Ketiga, kepada para Diakon juga dipercayakan dengan cara khusus pelayanan kasih yang merupakan asal-usul institusi diakonat. Ketika Ekaristi ditempatkan secara tegas di pusat komunitas, hal itu tidak hanya membentuk hati setiap orang beriman untuk bersekutu dengan Kristus, tetapi juga mendesak mereka untuk bersekutu dengan saudara-saudara mereka. Perhatian terhadap kebutuhan orang lain, memperhatikan rasa sakit dan penderitaan saudara-saudara, serta kemampuan memberi diri, merupakan tanda-tanda khas dari murid Tuhan yang memberi makan dirinya dengan Roti Ekaristi. Kasih terhadap sesame tidak hanya harus diberitakan, melainkan harus dipraktikkan. Diakon harus murah hati, ramah, hangat, dan baik. Dia harus mengabdikan minat dan waktunya untuk kepentingan orang lain, serta komitmen hidupnya untuk pelayanan meja. Diakon, rekan kerja uskup dan para imam, harus menjadi ekspresi yang hidup dari kasih Gereja yang, secara bersamaan merupakan roti bagi yang lapar, cahaya dan kolaborator bagi kemajuan dan pembangunan sosial, kata dan tindakan untuk keadilan. Diakon adalah kendaraan istimewa untuk ajaran sosial Gereja.
Untuk setia pada tiga pelayanan ini, hendaklah kalian mengakarkan diri semakin intens dalam misteri gerejawi, di dalam hati Tubuh Mistik, dan dalam persekutuan para kudus. Rendamlah diri kalian dalam doa agar pekerjaan kalian sehari-hari terciprat dengan doa. Di tengah-tengah kehidupan sehari-hari, hendaklah kalian didukung secara intelektual oleh struktur metafisik yang hidup dan selalu merujuk kepada yang transenden. Dengan demikian, bahkan aspek-aspek sosial penting yang kalian emban, tidak bisa dijalani seolah-olah kalian adalah para pekerja sosial belaka di sektor-sektor tersebut. Kalian hidup dan bertindak dalam lingkungan itu sebagai diakon, dalam dimensi yang terkait dengan “Mysterium”, dalam dimensi yang mengambil energi dan dinamismenya dari hal-hal sakramental dan eskatologis, demi tegaknya Kerajaan Allah, dan bukannya Kerajaan dunia.
Sebagai Diakon, kalian dilahirkan dari Altar. Di dalam jantung Persembahan Ekaristi, kalian dilahirkan dalam doa.

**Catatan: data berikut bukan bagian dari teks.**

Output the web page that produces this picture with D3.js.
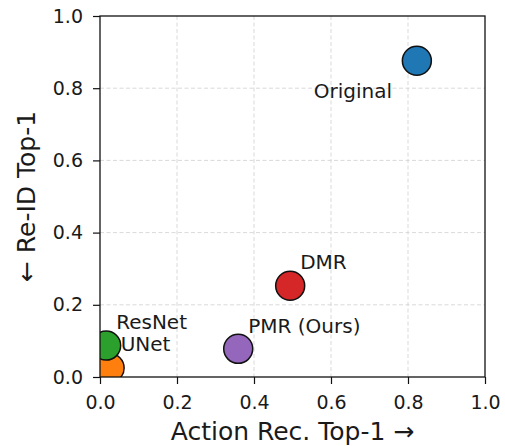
<!DOCTYPE html>
<html>
<head>
<meta charset="utf-8">
<script src="https://cdnjs.cloudflare.com/ajax/libs/d3/7.8.5/d3.min.js"></script>
<style>
  body { margin: 0; background: #fff; }
  text { font-family: "DejaVu Sans", sans-serif; fill: #1a1a1a; }
</style>
</head>
<body>
<div id="my_dataviz"></div>
<script>
// data
var methods = ["Original", "UNet", "ResNet", "DMR", "PMR (Ours)"];
var actionTop1 = [0.823, 0.025, 0.016, 0.494, 0.359];
var reidTop1 = [0.876, 0.025, 0.087, 0.253, 0.078];
var colors = ["#1f77b4", "#ff7f0e", "#2ca02c", "#d62728", "#9467bd"];
var tickValues = [0, 0.2, 0.4, 0.6, 0.8, 1.0];

// label placement (pixels from the marker centre)
var labelDx = [-103, 11, 10, 10, 10];
var labelDy = [37, -17, -17, -17, -16];

var data = methods.map(function(m, i) {
  return {name: m, x: actionTop1[i], y: reidTop1[i], color: colors[i], dx: labelDx[i], dy: labelDy[i]};
});

// set the dimensions and margins of the graph
var margin = {top: 16, right: 20, bottom: 69, left: 100},
    width = 505 - margin.left - margin.right,
    height = 446 - margin.top - margin.bottom;

var svg = d3.select("#my_dataviz")
  .append("svg")
    .attr("width", width + margin.left + margin.right)
    .attr("height", height + margin.top + margin.bottom)
  .append("g")
    .attr("transform", "translate(" + margin.left + "," + margin.top + ")");

var x = d3.scaleLinear().domain([0, 1]).range([0, width]);
var y = d3.scaleLinear().domain([0, 1]).range([height, 0]);

// grid
svg.append("g")
  .selectAll("line")
  .data(tickValues.slice(1, -1))
  .enter().append("line")
    .attr("x1", function(d) { return x(d); })
    .attr("x2", function(d) { return x(d); })
    .attr("y1", 0).attr("y2", height)
    .attr("stroke", "#cfcfcf").attr("stroke-width", 0.8)
    .attr("stroke-dasharray", "4,2.5");
svg.append("g")
  .selectAll("line")
  .data(tickValues.slice(1, -1))
  .enter().append("line")
    .attr("y1", function(d) { return y(d); })
    .attr("y2", function(d) { return y(d); })
    .attr("x1", 0).attr("x2", width)
    .attr("stroke", "#cfcfcf").attr("stroke-width", 0.8)
    .attr("stroke-dasharray", "4,2.5");

// clip for the markers
svg.append("clipPath").attr("id", "plotclip")
  .append("rect").attr("width", width).attr("height", height);

svg.append("g")
  .attr("clip-path", "url(#plotclip)")
  .selectAll("circle")
  .data(data)
  .enter().append("circle")
    .attr("cx", function(d) { return x(d.x); })
    .attr("cy", function(d) { return y(d.y); })
    .attr("r", 14.5)
    .attr("fill", function(d) { return d.color; })
    .attr("stroke", "#111")
    .attr("stroke-width", 1.5);

// point labels
svg.append("g")
  .selectAll("text")
  .data(data)
  .enter().append("text")
    .attr("x", function(d) { return x(d.x) + d.dx; })
    .attr("y", function(d) { return y(d.y) + d.dy; })
    .style("font-size", "20px")
    .text(function(d) { return d.name; });

// axes
var xAxis = svg.append("g")
  .attr("transform", "translate(0," + height + ")")
  .call(d3.axisBottom(x).tickValues(tickValues).tickFormat(d3.format(".1f"))
    .tickSizeInner(7).tickSizeOuter(0).tickPadding(12));
var yAxis = svg.append("g")
  .call(d3.axisLeft(y).tickValues(tickValues).tickFormat(d3.format(".1f"))
    .tickSizeInner(7).tickSizeOuter(0).tickPadding(10));
[xAxis, yAxis].forEach(function(a) {
  a.select(".domain").remove();
  a.selectAll("line").attr("stroke", "#111").attr("stroke-width", 1.2);
  a.selectAll("text").style("font-size", "19px").attr("fill", "#1a1a1a")
    .style("font-family", "DejaVu Sans, sans-serif");
});

// frame
svg.append("rect")
  .attr("width", width).attr("height", height)
  .attr("fill", "none").attr("stroke", "#111").attr("stroke-width", 1.3);

// axis titles
svg.append("text")
  .attr("x", width / 2)
  .attr("y", height + 63)
  .style("text-anchor", "middle")
  .style("font-size", "25px")
  .text("Action Rec. Top-1 \u2192");

svg.append("text")
  .attr("transform", "rotate(-90)")
  .attr("x", -height / 2)
  .attr("y", 35 - margin.left)
  .style("text-anchor", "middle")
  .style("font-size", "25px")
  .text("\u2190 Re-ID Top-1");
</script>
</body>
</html>
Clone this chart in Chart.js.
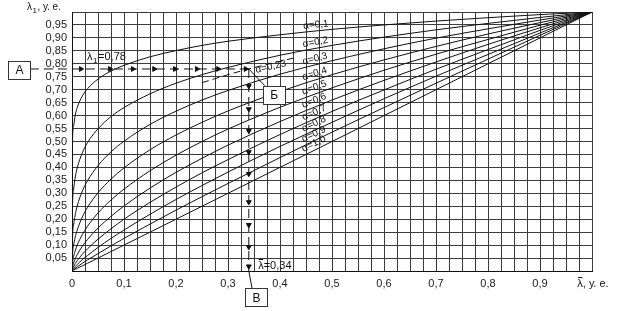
<!DOCTYPE html>
<html>
<head>
<meta charset="utf-8">
<script src="https://cdn.jsdelivr.net/npm/chart.js@4"></script>
<style>
html,body{margin:0;padding:0;background:#fff;}
#wrap{width:617px;height:311px;position:relative;}
</style>
</head>
<body>
<div id="wrap"><canvas id="c"></canvas></div>
<script>
// x values (λ̄, у. е.)
const lambdaBar = [0, 0.001, 0.003, 0.006, 0.01, 0.02, 0.03, 0.05, 0.075, 0.1, 0.15, 0.2, 0.25, 0.3, 0.4, 0.5, 0.6, 0.7, 0.8, 0.9, 1.0];
// λ1 values for each α curve
const alpha01 = [0, 0.501, 0.559, 0.600, 0.631, 0.676, 0.704, 0.741, 0.772, 0.794, 0.827, 0.851, 0.871, 0.887, 0.912, 0.933, 0.950, 0.965, 0.978, 0.990, 1];
const alpha02 = [0, 0.251, 0.313, 0.359, 0.398, 0.457, 0.496, 0.549, 0.596, 0.631, 0.684, 0.725, 0.758, 0.786, 0.833, 0.871, 0.903, 0.931, 0.956, 0.979, 1];
const alpha03 = [0, 0.126, 0.175, 0.215, 0.251, 0.309, 0.349, 0.407, 0.460, 0.501, 0.566, 0.617, 0.660, 0.697, 0.760, 0.812, 0.858, 0.899, 0.935, 0.969, 1];
const alpha04 = [0, 0.063, 0.098, 0.129, 0.158, 0.209, 0.246, 0.302, 0.355, 0.398, 0.468, 0.525, 0.574, 0.618, 0.693, 0.758, 0.815, 0.867, 0.915, 0.959, 1];
const alpha05 = [0, 0.032, 0.055, 0.077, 0.100, 0.141, 0.173, 0.224, 0.274, 0.316, 0.387, 0.447, 0.500, 0.548, 0.632, 0.707, 0.775, 0.837, 0.894, 0.949, 1];
const alpha06 = [0, 0.016, 0.031, 0.046, 0.063, 0.096, 0.122, 0.166, 0.211, 0.251, 0.320, 0.381, 0.435, 0.486, 0.577, 0.660, 0.736, 0.807, 0.875, 0.939, 1];
const alpha07 = [0, 0.008, 0.017, 0.028, 0.040, 0.065, 0.086, 0.123, 0.163, 0.200, 0.265, 0.324, 0.379, 0.430, 0.527, 0.616, 0.699, 0.779, 0.855, 0.929, 1];
const alpha08 = [0, 0.004, 0.010, 0.017, 0.025, 0.044, 0.060, 0.091, 0.126, 0.158, 0.219, 0.276, 0.330, 0.382, 0.481, 0.574, 0.665, 0.752, 0.836, 0.919, 1];
const alpha09 = [0, 0.002, 0.005, 0.010, 0.016, 0.030, 0.043, 0.067, 0.097, 0.126, 0.181, 0.235, 0.287, 0.338, 0.438, 0.536, 0.631, 0.725, 0.818, 0.910, 1];
const alpha10 = [0, 0.001, 0.003, 0.006, 0.010, 0.020, 0.030, 0.050, 0.075, 0.100, 0.150, 0.200, 0.250, 0.300, 0.400, 0.500, 0.600, 0.700, 0.800, 0.900, 1];
const curveSeries = [alpha01, alpha02, alpha03, alpha04, alpha05, alpha06, alpha07, alpha08, alpha09, alpha10];

// dashed α=0,23 fragment
const alpha023X = [0.25, 0.30, 0.34, 0.38, 0.43];
const alpha023Y = [0.727, 0.758, 0.780, 0.800, 0.824];

// curve labels
const curveLabels = ['α=0,1','α=0,2','α=0,3','α=0,4','α=0,5','α=0,6','α=0,7','α=0,8','α=0,9','α=1,0','α=0,23'];
const labelX = [0.47, 0.47, 0.47, 0.47, 0.47, 0.47, 0.47, 0.47, 0.47, 0.47, 0.385];
const labelY = [0.927, 0.860, 0.797, 0.739, 0.686, 0.636, 0.590, 0.547, 0.507, 0.470, 0.766];
const labelAngle = [5.6, 10.3, 14.2, 17.4, 20, 22, 23.6, 24.9, 25.8, 26.5, 13.3];

// worked example: λ1 = 0,78 -> λ̄ = 0,34
const exampleLambda1 = 0.78;
const exampleLambdaBar = 0.34;
const hArrowX = [0.017, 0.073, 0.117, 0.158, 0.198, 0.24, 0.281, 0.334];
const vArrowY = [0.714, 0.625, 0.541, 0.459, 0.375, 0.266, 0.178, 0.093, 0.018];

// boxes
const boxText = ['А', 'Б', 'В'];
const boxX = [-0.102, 0.388, 0.354];
const boxY = [0.776, 0.681, -0.102];

// tick labels
const xTickValues = [0, 0.1, 0.2, 0.3, 0.4, 0.5, 0.6, 0.7, 0.8, 0.9];
const xTickLabels = ['0', '0,1', '0,2', '0,3', '0,4', '0,5', '0,6', '0,7', '0,8', '0,9'];
const xAxisTitle = 'λ, у. е.';

const FONT = '"Liberation Sans", Arial, sans-serif';
const INK = '#111';

const datasets = curveSeries.map((ys, i) => ({
  label: curveLabels[i],
  data: lambdaBar.map((xv, j) => ({x: xv, y: ys[j]})),
  showLine: true,
  borderColor: INK, borderWidth: 1, pointRadius: 0,
  cubicInterpolationMode: 'monotone', fill: false
}));
datasets.push({
  label: 'α=0,23',
  data: alpha023X.map((xv, j) => ({x: xv, y: alpha023Y[j]})),
  showLine: true,
  borderColor: INK, borderWidth: 1, pointRadius: 0, borderDash: [7, 4],
  cubicInterpolationMode: 'monotone', fill: false
});
// horizontal dashed guide
datasets.push({
  label: 'h',
  data: [{x: boxX[0] + 0.021, y: exampleLambda1}, {x: exampleLambdaBar, y: exampleLambda1}],
  showLine: true,
  borderColor: INK, borderWidth: 1, pointRadius: 0, borderDash: [9, 5], clip: false
});
// vertical dashed guide
datasets.push({
  label: 'v',
  data: [{x: exampleLambdaBar, y: exampleLambda1}, {x: exampleLambdaBar, y: 0}],
  showLine: true,
  borderColor: INK, borderWidth: 1, pointRadius: 0, borderDash: [9, 5]
});
// arrow heads
datasets.push({
  label: 'ha',
  data: hArrowX.map(v => ({x: v, y: exampleLambda1})),
  showLine: false, pointStyle: 'triangle', rotation: 90, pointRadius: 2.8,
  backgroundColor: INK, borderColor: INK, borderWidth: 1
});
datasets.push({
  label: 'va',
  data: vArrowY.map(v => ({x: exampleLambdaBar, y: v})),
  showLine: false, pointStyle: 'triangle', rotation: 180, pointRadius: 2.8,
  backgroundColor: INK, borderColor: INK, borderWidth: 1
});

function drawLambda1(ctx, x0, y0, size, rest) {
  ctx.font = size + 'px ' + FONT;
  ctx.textAlign = 'left'; ctx.textBaseline = 'alphabetic';
  ctx.fillText('λ', x0, y0);
  let w = ctx.measureText('λ').width;
  ctx.font = Math.round(size * 0.75) + 'px ' + FONT;
  ctx.fillText('1', x0 + w + 0.5, y0 + 3);
  w += ctx.measureText('1').width + 1;
  ctx.font = size + 'px ' + FONT;
  ctx.fillText(rest, x0 + w, y0);
}
// λ with an overline bar, then the rest
function drawLambdaBar(ctx, x0, y0, size, rest, align) {
  ctx.font = size + 'px ' + FONT;
  ctx.textBaseline = 'alphabetic'; ctx.textAlign = 'left';
  const full = ctx.measureText('λ' + rest).width;
  const left = align === 'center' ? x0 - full / 2 : x0;
  ctx.fillText('λ' + rest, left, y0);
  const lw = ctx.measureText('λ').width;
  ctx.beginPath();
  ctx.moveTo(left + 0.5, y0 - size * 0.9 + 0.5);
  ctx.lineTo(left + lw - 0.5, y0 - size * 0.9 + 0.5);
  ctx.stroke();
}

const annot = {
  id: 'annot',
  afterDatasetsDraw(chart) {
    const {ctx, scales: {x, y}} = chart;
    ctx.save();
    ctx.fillStyle = INK; ctx.strokeStyle = INK; ctx.lineWidth = 1;
    // curve labels
    ctx.font = '10px ' + FONT;
    curveLabels.forEach((t, i) => {
      const px = x.getPixelForValue(labelX[i]);
      const py = y.getPixelForValue(labelY[i]);
      ctx.save();
      ctx.translate(px, py);
      ctx.rotate(-labelAngle[i] * Math.PI / 180);
      ctx.textAlign = 'center'; ctx.textBaseline = 'bottom';
      ctx.fillText(t, 0, -1);
      ctx.restore();
    });
    // leaders
    const ex = x.getPixelForValue(exampleLambdaBar);
    const ey = y.getPixelForValue(exampleLambda1);
    const bw = 22, bh = 18;
    const bB = {cx: x.getPixelForValue(boxX[1]), cy: y.getPixelForValue(boxY[1])};
    const bV = {cx: x.getPixelForValue(boxX[2]), cy: y.getPixelForValue(boxY[2])};
    ctx.beginPath();
    ctx.moveTo(ex, ey); ctx.lineTo(bB.cx - bw / 2 + 2, bB.cy - bh / 2);
    ctx.moveTo(ex, y.getPixelForValue(0)); ctx.lineTo(bV.cx - 4, bV.cy - bh / 2);
    ctx.stroke();
    // boxes
    boxText.forEach((t, i) => {
      const cx = x.getPixelForValue(boxX[i]);
      const cy = y.getPixelForValue(boxY[i]);
      ctx.fillStyle = '#fff';
      ctx.fillRect(Math.round(cx - bw / 2) + 0.5, Math.round(cy - bh / 2) + 0.5, bw, bh);
      ctx.strokeStyle = '#333';
      ctx.strokeRect(Math.round(cx - bw / 2) + 0.5, Math.round(cy - bh / 2) + 0.5, bw, bh);
      ctx.fillStyle = INK;
      ctx.font = '12px ' + FONT;
      ctx.textAlign = 'center'; ctx.textBaseline = 'middle';
      ctx.fillText(t, cx + 0.5, cy + 1);
    });
    // example texts
    ctx.fillStyle = INK; ctx.strokeStyle = INK;
    drawLambda1(ctx, x.getPixelForValue(0.029), y.getPixelForValue(0.815), 11, '=0,78');
    drawLambdaBar(ctx, x.getPixelForValue(0.358), y.getPixelForValue(0.008), 11, '=0,34', 'left');
    // axis titles
    drawLambda1(ctx, x.getPixelForValue(0) - 45, y.getPixelForValue(1) - 2, 10, ', у. е.');
    drawLambdaBar(ctx, x.getPixelForValue(1) + 1, y.getPixelForValue(0) + 16, 11, xAxisTitle.slice(1), 'center');
    ctx.restore();
  }
};

new Chart(document.getElementById('c'), {
  type: 'scatter',
  data: {datasets},
  options: {
    responsive: true, maintainAspectRatio: false, animation: false,
    layout: {padding: {top: 12, right: 25, left: 0, bottom: 0}},
    plugins: {legend: {display: false}, tooltip: {enabled: false}},
    elements: {line: {tension: 0}},
    scales: {
      x: {
        type: 'linear', min: 0, max: 1,
        afterFit(s) { s.height = 40; },
        border: {display: true, color: INK, width: 1},
        grid: {color: '#3c3c3c', lineWidth: 1, drawTicks: false},
        ticks: {
          stepSize: 0.025, autoSkip: false, maxTicksLimit: 100, maxRotation: 0, padding: 6,
          color: '#222', font: {family: FONT, size: 11},
          callback(v) {
            const k = xTickValues.findIndex(t => Math.abs(t - v) < 1e-6);
            return k >= 0 ? xTickLabels[k] : '';
          }
        }
      },
      y: {
        type: 'linear', min: 0, max: 1,
        afterFit(s) { s.width = 72; },
        border: {display: true, color: INK, width: 1},
        grid: {color: '#3c3c3c', lineWidth: 1, drawTicks: false},
        ticks: {
          stepSize: 0.05, autoSkip: false, maxTicksLimit: 100, padding: 5,
          color: '#222', font: {family: FONT, size: 11},
          callback(v) {
            const r = Math.round(v * 100) / 100;
            if (r <= 0 || r >= 1) return '';
            return r.toFixed(2).replace('.', ',');
          }
        }
      }
    }
  },
  plugins: [annot]
});
</script>
</body>
</html>
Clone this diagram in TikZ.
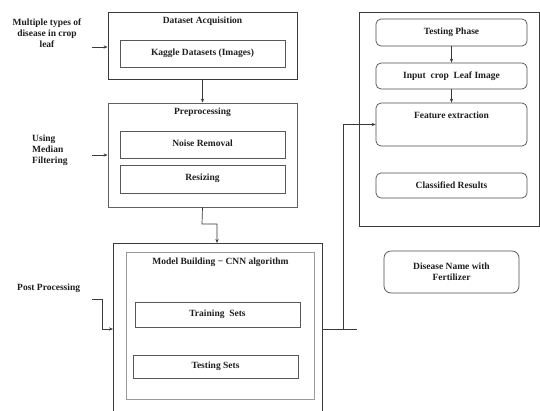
\documentclass[tikz,border=0pt]{standalone}
\usepackage{fontspec}
\setmainfont{Liberation Serif}
\usetikzlibrary{arrows.meta}
\definecolor{edgedark}{HTML}{3A3A3A}
\definecolor{edgelight}{HTML}{9A9A9A}
\definecolor{txt}{HTML}{1E1E1E}
\tikzset{
  every node/.style={font=\fontsize{9.5}{11}\selectfont\bfseries, text=txt},
  outerbox/.style={draw=edgedark, line width=0.8pt, inner sep=0pt},
  innerbox/.style={draw=edgedark!85, line width=0.8pt, inner sep=0pt},
  lightbox/.style={draw=edgelight, line width=0.9pt, inner sep=0pt},
  roundbox/.style={draw=edgedark!90, line width=0.7pt, rounded corners=5pt, inner sep=0pt},
  toplabel/.style={anchor=north, inner sep=0pt},
  conn/.style={draw=edgedark, line width=0.7pt},
  arr/.style={conn, -{Stealth[length=4pt,width=3.2pt]}},
  sidetext/.style={inner sep=0pt, align=center}
}
\begin{document}
\begin{tikzpicture}[x=1pt,y=-1pt]
\clip (0,0) rectangle (540,410);
\fill[white] (0,0) rectangle (540,410);

% left column
\node[outerbox, minimum width=189pt, minimum height=67pt,
  label={[toplabel, yshift=-5pt]north:Dataset Acquisition}] (dsa) at (202.5,45.5) {};
\node[innerbox, minimum width=165pt, minimum height=27pt] (kag) at (202.5,53.5) {Kaggle Datasets (Images)};

\node[outerbox, draw=edgedark!80, minimum width=189pt, minimum height=104pt,
  label={[toplabel, yshift=-5pt]north:Preprocessing}] (pre) at (202.5,155) {};
\node[innerbox, minimum width=165pt, minimum height=27pt] (noise) at (202.5,144.5) {\raisebox{3pt}{Noise Removal}};
\node[innerbox, minimum width=165pt, minimum height=28pt] (resz) at (202.5,179) {\raisebox{3pt}{Resizing}};

\node[outerbox, minimum width=209pt, minimum height=180pt, anchor=north west] (model) at (113,243) {};
\node[lightbox, minimum width=188pt, minimum height=147pt, anchor=north west,
  label={[toplabel, yshift=-6pt]north:Model Building − CNN algorithm}] (modin) at (126,252) {};
\node[innerbox, minimum width=165pt, minimum height=25pt] (train) at (217.5,314.5) {\raisebox{2pt}{Training\ \ Sets}};
\node[innerbox, minimum width=165pt, minimum height=23pt] (tests) at (215.5,366.5) {Testing Sets};

% side texts
\node[sidetext] (multi) at (47,33) {Multiple\ types of\\disease in crop\\leaf};
\node[sidetext, align=left, anchor=west] (median) at (32,150) {Using\\Median\\Filtering};
\node[inner sep=0pt, anchor=west] (post) at (17,288) {Post Processing};

% right column
\node[outerbox, minimum width=180pt, minimum height=214pt, anchor=north west] (right) at (359,12) {};
\node[roundbox, minimum width=151pt, minimum height=27pt] (tphase) at (451.5,32.5) {Testing Phase};
\node[roundbox, minimum width=151pt, minimum height=26pt] (input) at (451.5,76) {Input\ \ crop\ \ Leaf Image};
\node[roundbox, minimum width=151pt, minimum height=43pt,
  label={[toplabel, yshift=-9pt]north:Feature extraction}] (feat) at (451.5,124.5) {};
\node[roundbox, minimum width=151pt, minimum height=25pt] (cls) at (451.5,185.5) {Classified Results};
\node[roundbox, rounded corners=7pt, minimum width=135pt, minimum height=42pt, align=center] (dis) at (451.5,272) {Disease Name with\\Fertilizer};

% connectors
\coordinate (m1) at (92,47);
\coordinate (m2) at (92,155);
\coordinate (p1) at (92,299);
\coordinate (bend) at (202,224);
\coordinate (junc) at (343,329);
\coordinate (jend) at (357,329);

\draw[arr] (dsa.south) -- (pre.north);
\draw[arr] (pre.south) -- (bend) -| (217,243);
\draw[arr] (m1) -- (m1 -| dsa.west);
\draw[arr] (m2) -- (m2 -| pre.west);
\draw[arr] (p1) -| (102,329) -- (junc -| model.west);
\draw[conn] (junc -| model.east) -- (jend);
\draw[arr] (junc) |- (feat.west);
\draw[arr] (tphase.south) -- (input.north);
\draw[arr] (input.south) -- (feat.north);
\end{tikzpicture}
\end{document}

Maka hendaklah kalian setia terhadap Ibadat Harian. Itulah doa tiada henti dari Gereja yang dipercayakan secara khusus kepada para Pelayan Kudus. Peliharalah dialog yang intens dan penuh kasih dengan Bapa; berdoalah untuk diri kalian sendiri dan untuk seluruh dunia. Doa membantu kalian untuk naik ke atas, melampaui keramaian kota dan aneka kecemasan sepanjang hari; untuk membersihkan penglihatan dan hati kalian; penglihatan untuk memandang dunia dengan mata Allah, dan hati untuk mencintai sesama dengan hati Allah.
Semoga Santa Perawan Maria, Hamba Tuhan yang bersahaja, memohonkan anugerah bagi kita untuk mengikuti teladannya dalam hal kesediaan dan kemurahan hati dalam pelayanan kepada sesama. Hanya dengan menerima kasih sayang Allah dan menjadikan keberadaan kita sebagai pelayanan tanpa pamrih dan murah hati kepada sesama, kita pantas menyanyikan Kidung Pujian kepada Tuhan. Mudah-mudahan….Amin!!!